The US Department of Energy (DOE) is requesting comments on whether there is a sufficient supply of molybdenum-99 (Mo‑99) to meet medical needs without the export of highly enriched uranium (HEU) from the United States. Comments are due by December 27, 2019. The comments will support a certification that the secretary of Energy must submit in early 2020 pursuant to the American Medical Isotopes Production Act of 2012, Pub. L. 112-239, 126 Stat. 2211 (the Act). The content of this certification will determine whether the US Nuclear Regulatory Commission (NRC) will have authority to issue HEU export licenses for Mo-99 production in foreign research and test reactors.
According to the notice in the November 27 Federal Register, “Historically, the United States has not had the capability to produce Mo-99 domestically and, until 2018, imported 100 percent of its supply from international producers, some of which was produced using targets fabricated with proliferation sensitive HEU.” Congress passed the Act as part of a decades-long effort to ensure domestic availability of Mo‑99, which is used in medical diagnostic and therapeutic procedures. According to the notice, approximately 80% of all of these procedures depend on the use of technetium-99, a decay product of Mo-99. Importantly, Section 3174 of the Act amended the Atomic Energy Act to prohibit the NRC from issuing licenses to export HEU from the United States for purposes of medical isotope production, effective seven years from the date of enactment of the Act. The Act became law on January 2, 2013, and thus the ban on NRC export licenses is scheduled to go into effect in early 2020, unless it is extended through a certification from the Energy secretary.

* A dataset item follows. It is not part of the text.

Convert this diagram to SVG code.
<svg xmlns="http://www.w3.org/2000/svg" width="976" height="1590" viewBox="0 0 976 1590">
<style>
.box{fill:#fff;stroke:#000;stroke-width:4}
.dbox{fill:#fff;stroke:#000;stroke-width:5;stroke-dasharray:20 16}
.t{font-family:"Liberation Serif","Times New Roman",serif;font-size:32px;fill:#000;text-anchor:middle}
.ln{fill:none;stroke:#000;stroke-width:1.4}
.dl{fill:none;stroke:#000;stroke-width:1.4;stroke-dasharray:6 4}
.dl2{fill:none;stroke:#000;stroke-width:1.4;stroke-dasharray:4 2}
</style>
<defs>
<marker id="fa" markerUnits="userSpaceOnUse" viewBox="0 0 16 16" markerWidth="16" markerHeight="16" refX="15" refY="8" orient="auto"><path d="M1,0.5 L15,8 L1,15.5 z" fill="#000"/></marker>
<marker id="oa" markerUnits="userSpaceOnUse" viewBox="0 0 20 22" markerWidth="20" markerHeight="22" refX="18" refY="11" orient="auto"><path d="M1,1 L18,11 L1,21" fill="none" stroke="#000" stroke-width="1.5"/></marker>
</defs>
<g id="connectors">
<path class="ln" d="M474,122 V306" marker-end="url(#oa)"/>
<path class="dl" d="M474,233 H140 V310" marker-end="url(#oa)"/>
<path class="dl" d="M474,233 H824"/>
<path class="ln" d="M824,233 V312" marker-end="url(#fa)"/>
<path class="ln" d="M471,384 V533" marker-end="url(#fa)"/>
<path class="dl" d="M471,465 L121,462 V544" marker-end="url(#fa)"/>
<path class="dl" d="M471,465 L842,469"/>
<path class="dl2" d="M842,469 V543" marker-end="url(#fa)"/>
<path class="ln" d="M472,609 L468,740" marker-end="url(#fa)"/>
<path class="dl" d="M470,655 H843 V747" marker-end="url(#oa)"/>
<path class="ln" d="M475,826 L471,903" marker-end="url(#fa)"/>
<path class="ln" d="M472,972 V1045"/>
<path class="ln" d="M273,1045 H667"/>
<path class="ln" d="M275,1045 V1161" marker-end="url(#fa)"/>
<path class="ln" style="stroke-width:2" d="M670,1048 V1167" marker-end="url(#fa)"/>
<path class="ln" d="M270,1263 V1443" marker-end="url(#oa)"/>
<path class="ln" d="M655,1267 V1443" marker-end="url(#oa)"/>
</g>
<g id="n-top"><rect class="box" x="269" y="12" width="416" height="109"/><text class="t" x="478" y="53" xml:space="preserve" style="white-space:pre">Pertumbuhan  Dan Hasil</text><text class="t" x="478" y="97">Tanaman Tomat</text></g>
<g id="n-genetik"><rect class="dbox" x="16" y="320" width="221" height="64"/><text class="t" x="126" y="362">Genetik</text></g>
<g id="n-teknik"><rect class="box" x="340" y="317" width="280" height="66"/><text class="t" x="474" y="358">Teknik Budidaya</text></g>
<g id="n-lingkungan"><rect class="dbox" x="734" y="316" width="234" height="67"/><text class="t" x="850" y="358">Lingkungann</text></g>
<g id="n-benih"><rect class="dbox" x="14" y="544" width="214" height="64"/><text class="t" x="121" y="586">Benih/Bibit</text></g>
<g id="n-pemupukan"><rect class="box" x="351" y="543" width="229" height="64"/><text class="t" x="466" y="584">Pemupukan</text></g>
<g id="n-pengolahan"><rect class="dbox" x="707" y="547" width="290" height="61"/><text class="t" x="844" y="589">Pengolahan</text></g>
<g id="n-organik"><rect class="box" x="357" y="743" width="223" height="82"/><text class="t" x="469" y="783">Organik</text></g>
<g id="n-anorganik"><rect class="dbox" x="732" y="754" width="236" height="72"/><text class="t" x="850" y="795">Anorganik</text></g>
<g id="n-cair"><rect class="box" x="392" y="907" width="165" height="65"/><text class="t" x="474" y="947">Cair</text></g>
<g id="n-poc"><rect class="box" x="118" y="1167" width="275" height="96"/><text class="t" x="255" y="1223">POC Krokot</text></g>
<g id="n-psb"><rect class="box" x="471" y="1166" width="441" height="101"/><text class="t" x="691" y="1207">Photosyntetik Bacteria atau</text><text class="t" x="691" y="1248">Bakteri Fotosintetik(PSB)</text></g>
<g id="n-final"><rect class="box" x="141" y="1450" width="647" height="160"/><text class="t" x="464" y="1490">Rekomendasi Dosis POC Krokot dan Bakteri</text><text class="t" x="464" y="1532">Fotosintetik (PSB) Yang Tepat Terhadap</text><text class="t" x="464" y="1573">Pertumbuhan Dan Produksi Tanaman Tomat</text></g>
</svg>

Recognizing that the United States must maintain a dependable supply of Mo-99, Congress provisionally authorized a six-year extension of the period—from 2020 to 2026—before the NRC would be prohibited from issuing export licenses. Congress authorized the extension on the condition that the Energy secretary certify to Congress that (1) there is insufficient global supply of Mo‑99 produced without the use of HEU to satisfy the domestic market, and (2) the export of US‑origin HEU for medical isotope production is the most effective temporary means to increase the supply of Mo‑99.
If the Energy secretary believes that an extension of the deadline is not necessary, then the secretary of Energy and the secretary of Health and Human Services must jointly certify that there is a sufficient global supply of Mo-99 produced without the use of HEU, and that it is not necessary to export US-origin HEU to meet domestic medical needs.

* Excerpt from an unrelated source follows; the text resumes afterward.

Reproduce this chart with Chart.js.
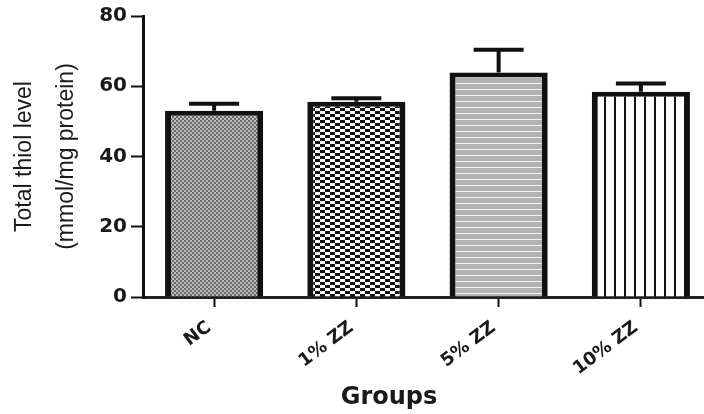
<!DOCTYPE html>
<html>
<head>
<meta charset="utf-8">
<script src="https://cdn.jsdelivr.net/npm/chart.js@4.4.1/dist/chart.umd.min.js"></script>
<style>
  html, body { margin: 0; padding: 0; background: #fff; overflow: hidden; }
  #wrap { width: 712px; height: 414px; }
</style>
</head>
<body>
<div id="wrap"><canvas id="myChart" width="712" height="414"></canvas></div>
<script>
const grupos = ['NC', '1% ZZ', '5% ZZ', '10% ZZ'];
const medias = [53.0, 55.6, 63.9, 58.4];
const errores = [2.0, 1.0, 6.5, 2.4];
const yTicks = [0, 20, 40, 60, 80];

// little tiles used as bar fills
function patron(w, h, dibujar) {
  const c = document.createElement('canvas');
  c.width = w; c.height = h;
  const g = c.getContext('2d');
  dibujar(g);
  return g.createPattern(c, 'repeat');
}

const rellenoNC = patron(4, 4, g => {
  g.fillStyle = '#bdbdbd'; g.fillRect(0, 0, 4, 4);
  g.fillStyle = '#6a6a6a'; g.fillRect(0, 0, 2, 2); g.fillRect(2, 2, 2, 2);
});
const rellenoZZ1 = patron(10, 6, g => {
  g.fillStyle = '#fff'; g.fillRect(0, 0, 10, 6);
  g.fillStyle = '#111'; g.fillRect(0, 0, 5, 3); g.fillRect(5, 3, 5, 3);
});
const rellenoZZ5 = patron(4, 6, g => {
  g.fillStyle = '#b2b2b2'; g.fillRect(0, 0, 4, 6);
  g.fillStyle = '#f2f2f2'; g.fillRect(0, 5, 4, 1);
});
const rellenoZZ10 = patron(10, 4, g => {
  g.fillStyle = '#fff'; g.fillRect(0, 0, 10, 4);
  g.fillStyle = '#111'; g.fillRect(4, 0, 2, 4);
});

const barrasError = {
  id: 'barrasError',
  afterDatasetsDraw(chart) {
    const c = chart.ctx;
    const y = chart.scales.y;
    const meta = chart.getDatasetMeta(0);
    c.save();
    c.strokeStyle = '#111';
    c.lineWidth = 4;
    meta.data.forEach((bar, i) => {
      const top = y.getPixelForValue(medias[i] + errores[i]);
      c.beginPath();
      c.moveTo(bar.x, bar.y);
      c.lineTo(bar.x, top);
      c.moveTo(bar.x - 25, top);
      c.lineTo(bar.x + 25, top);
      c.stroke();
    });
    c.restore();
  }
};

const tituloX = {
  id: 'tituloX',
  afterDraw(chart) {
    const c = chart.ctx;
    c.save();
    c.fillStyle = '#1a1a1a';
    c.font = 'bold 24px "DejaVu Sans"';
    c.textAlign = 'center';
    c.textBaseline = 'middle';
    c.fillText('Groups', 389, 398);
    c.restore();
  }
};

const ctx = document.getElementById('myChart');
const myChart = new Chart(ctx, {
  type: 'bar',
  data: {
    labels: grupos,
    datasets: [{
      label: 'Total thiol level',
      data: medias,
      backgroundColor: [rellenoNC, rellenoZZ1, rellenoZZ5, rellenoZZ10],
      borderColor: '#111',
      borderWidth: { left: 6, right: 6, top: 5, bottom: 0 },
      borderSkipped: 'bottom',
      barPercentage: 0.69,
      categoryPercentage: 1
    }]
  },
  plugins: [barrasError, tituloX],
  options: {
    responsive: false,
    animation: false,
    devicePixelRatio: 1,
    plugins: {
      legend: { display: false },
      tooltip: { enabled: false }
    },
    layout: {
      padding: { top: 15, left: 0, right: 0, bottom: 0 }
    },
    scales: {
      x: {
        grid: { display: true, drawOnChartArea: false, offset: false, color: '#111', tickLength: 10, tickWidth: 2 },
        border: { display: true, color: '#222', width: 3 },
        ticks: {
          color: '#1a1a1a',
          font: { family: 'DejaVu Sans', size: 18, weight: 'bold' },
          minRotation: 37,
          maxRotation: 37,
          autoSkip: false,
          padding: 10,
          labelOffset: -5
        },
        afterFit(scale) { scale.height = 117; }
      },
      y: {
        min: 0,
        max: 80,
        afterBuildTicks(scale) { scale.ticks = yTicks.map(v => ({ value: v })); },
        grid: { display: true, drawOnChartArea: false, color: '#111', tickLength: 12, tickWidth: 2 },
        border: { display: true, color: '#111', width: 3 },
        ticks: {
          color: '#1a1a1a',
          font: { family: 'DejaVu Sans', size: 20, weight: 'bold' },
          padding: 4
        },
        title: {
          display: true,
          text: ['Total thiol level', '(mmol/mg protein)'],
          color: '#1a1a1a',
          font: { family: 'Liberation Sans', size: 23, lineHeight: 1.83 },
          padding: { top: 4, bottom: 0 }
        },
        afterFit(scale) { scale.width = 143; }
      }
    }
  }
});
</script>
</body>
</html>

DOE is asking for comments on the status of Mo-99 supplies for US patients with the following questions:
- Do current supplies of Mo‑99 meet US patient demand?
- Do current supplies of non-HEU-based Mo‑99 meet US patient demand?
- Have there been shortages of Mo‑99 in the United States? If so, how severe and how often, and how did shortages impact patient care?
- What has caused shortages of Mo‑99 in the United States?
- How would extending the period that the NRC may issue HEU export licenses for medical isotope production impact the supply of Mo‑99 to the United States?
- How would enacting a ban on the export of HEU for medical isotope production impact the supply of Mo‑99 to the United States?
The notice also requests “comments on other topics that commentators consider significant in preparing for the Secretarial certification.” DOE asks that “interested parties fully explain any assumptions that underlie their reasoning,” and that commenters provide underlying data or other information to allow DOE to confirm the assumptions, calculations, or views expressed in the comments.